Skip the pictures and extract all of the lines exactly as written.
_ _ _ _
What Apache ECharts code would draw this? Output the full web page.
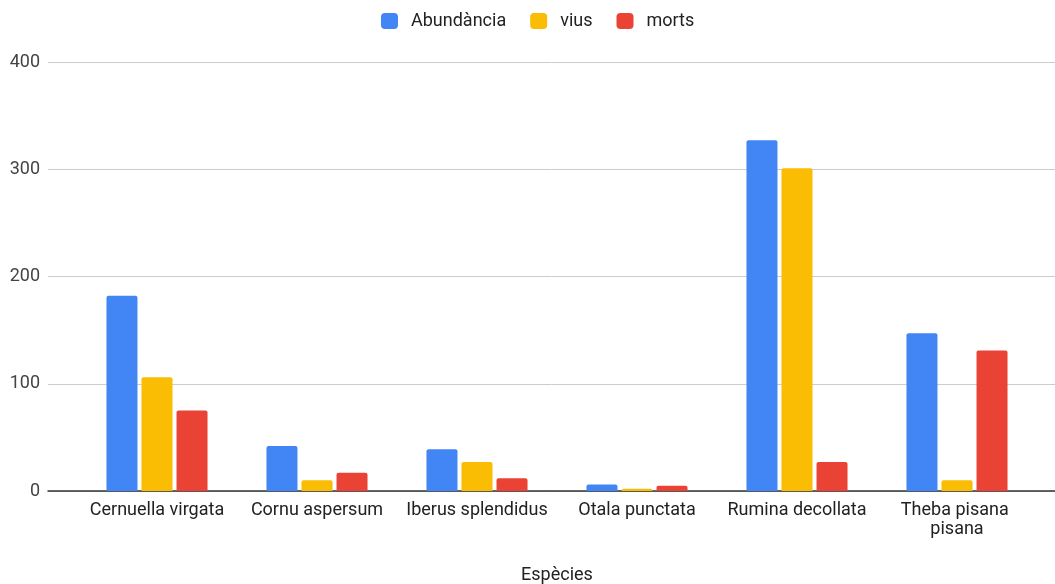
<!DOCTYPE html>
<html>
<head>
<meta charset="utf-8">
<script src="https://cdn.jsdelivr.net/npm/echarts@6/dist/echarts.min.js"></script>
<style>
  html, body { margin: 0; padding: 0; background: #fff; }
  #chart { width: 1055px; height: 584px; }
</style>
</head>
<body>
<div id="chart"></div>
<script>
const species = ['Cernuella virgata', 'Cornu aspersum', 'Iberus splendidus', 'Otala punctata', 'Rumina decollata', 'Theba pisana pisana'];
const abundancia = [182, 42, 39, 6, 327, 147];
const vius = [106, 10, 27, 2, 301, 10];
const morts = [75, 17, 12, 5, 27, 131];
const yTicks = [0, 100, 200, 300, 400];

const font = 'Roboto, "Liberation Sans", Arial, sans-serif';

const bar = (name, data, color) => ({
  name: name,
  type: 'bar',
  data: data,
  barWidth: 31,
  barGap: '13%',
  itemStyle: { color: color, borderRadius: [2, 2, 0, 0] }
});

const chart = echarts.init(document.getElementById('chart'));
chart.setOption({
  animation: false,
  textStyle: { fontFamily: font },
  legend: {
    top: 7,
    left: 376,
    itemWidth: 17,
    itemHeight: 16,
    itemGap: 24,
    icon: 'roundRect',
    data: ['Abundància', 'vius', 'morts'],
    textStyle: { fontSize: 18, color: '#222', fontFamily: font, padding: [0, 0, 0, 8] }
  },
  grid: [
    { left: 77, right: 18, top: 62, bottom: 93, outerBoundsMode: 'none' },
    { left: 48, right: 0, top: 62, bottom: 93, outerBoundsMode: 'none' }
  ],
  xAxis: [{
    type: 'category',
    gridIndex: 0,
    data: species,
    name: 'Espècies',
    nameLocation: 'middle',
    nameGap: 75,
    nameTextStyle: { fontSize: 18, color: '#222', fontFamily: font },
    axisTick: { show: false },
    axisLine: { show: false },
    axisLabel: {
      fontSize: 18, color: '#222', fontFamily: font, margin: 10,
      width: 150, overflow: 'break', interval: 0, lineHeight: 19
    }
  }, {
    type: 'value',
    gridIndex: 1,
    min: 0,
    max: 1,
    axisLabel: { show: false },
    axisTick: { show: false },
    splitLine: { show: false },
    axisLine: { lineStyle: { color: '#333', width: 1.5 } }
  }],
  yAxis: [{
    type: 'value',
    gridIndex: 0,
    min: yTicks[0],
    max: yTicks[yTicks.length - 1],
    interval: 100,
    axisLine: { show: false },
    axisTick: { show: false },
    axisLabel: { fontSize: 18, color: '#444', fontFamily: font, margin: 37 },
    splitLine: { show: false }
  }, {
    type: 'value',
    gridIndex: 1,
    min: yTicks[0],
    max: yTicks[yTicks.length - 1],
    interval: 100,
    axisLine: { show: false },
    axisTick: { show: false },
    axisLabel: { show: false },
    splitLine: { lineStyle: { color: '#ccc' } }
  }],
  series: [
    bar('Abundància', abundancia, '#4285F4'),
    bar('vius', vius, '#FBBC04'),
    bar('morts', morts, '#EA4335')
  ]
});
</script>
</body>
</html>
_ _ _ _
RESPONSE TO THIS TASK
What Apache ECharts code would draw this? Output the full web page.
<!DOCTYPE html>
<html>
<head>
<meta charset="utf-8">
<script src="https://cdn.jsdelivr.net/npm/echarts@6/dist/echarts.min.js"></script>
<style>
  html, body { margin: 0; padding: 0; background: #fff; }
  #chart { width: 1055px; height: 584px; }
</style>
</head>
<body>
<div id="chart"></div>
<script>
const species = ['Cernuella virgata', 'Cornu aspersum', 'Iberus splendidus', 'Otala punctata', 'Rumina decollata', 'Theba pisana pisana'];
const abundancia = [182, 42, 39, 6, 327, 147];
const vius = [106, 10, 27, 2, 301, 10];
const morts = [75, 17, 12, 5, 27, 131];
const yTicks = [0, 100, 200, 300, 400];

const font = 'Roboto, "Liberation Sans", Arial, sans-serif';

const bar = (name, data, color) => ({
  name: name,
  type: 'bar',
  data: data,
  barWidth: 31,
  barGap: '13%',
  itemStyle: { color: color, borderRadius: [2, 2, 0, 0] }
});

const chart = echarts.init(document.getElementById('chart'));
chart.setOption({
  animation: false,
  textStyle: { fontFamily: font },
  legend: {
    top: 7,
    left: 376,
    itemWidth: 17,
    itemHeight: 16,
    itemGap: 24,
    icon: 'roundRect',
    data: ['Abundància', 'vius', 'morts'],
    textStyle: { fontSize: 18, color: '#222', fontFamily: font, padding: [0, 0, 0, 8] }
  },
  grid: [
    { left: 77, right: 18, top: 62, bottom: 93, outerBoundsMode: 'none' },
    { left: 48, right: 0, top: 62, bottom: 93, outerBoundsMode: 'none' }
  ],
  xAxis: [{
    type: 'category',
    gridIndex: 0,
    data: species,
    name: 'Espècies',
    nameLocation: 'middle',
    nameGap: 75,
    nameTextStyle: { fontSize: 18, color: '#222', fontFamily: font },
    axisTick: { show: false },
    axisLine: { show: false },
    axisLabel: {
      fontSize: 18, color: '#222', fontFamily: font, margin: 10,
      width: 150, overflow: 'break', interval: 0, lineHeight: 19
    }
  }, {
    type: 'value',
    gridIndex: 1,
    min: 0,
    max: 1,
    axisLabel: { show: false },
    axisTick: { show: false },
    splitLine: { show: false },
    axisLine: { lineStyle: { color: '#333', width: 1.5 } }
  }],
  yAxis: [{
    type: 'value',
    gridIndex: 0,
    min: yTicks[0],
    max: yTicks[yTicks.length - 1],
    interval: 100,
    axisLine: { show: false },
    axisTick: { show: false },
    axisLabel: { fontSize: 18, color: '#444', fontFamily: font, margin: 37 },
    splitLine: { show: false }
  }, {
    type: 'value',
    gridIndex: 1,
    min: yTicks[0],
    max: yTicks[yTicks.length - 1],
    interval: 100,
    axisLine: { show: false },
    axisTick: { show: false },
    axisLabel: { show: false },
    splitLine: { lineStyle: { color: '#ccc' } }
  }],
  series: [
    bar('Abundància', abundancia, '#4285F4'),
    bar('vius', vius, '#FBBC04'),
    bar('morts', morts, '#EA4335')
  ]
});
</script>
</body>
</html>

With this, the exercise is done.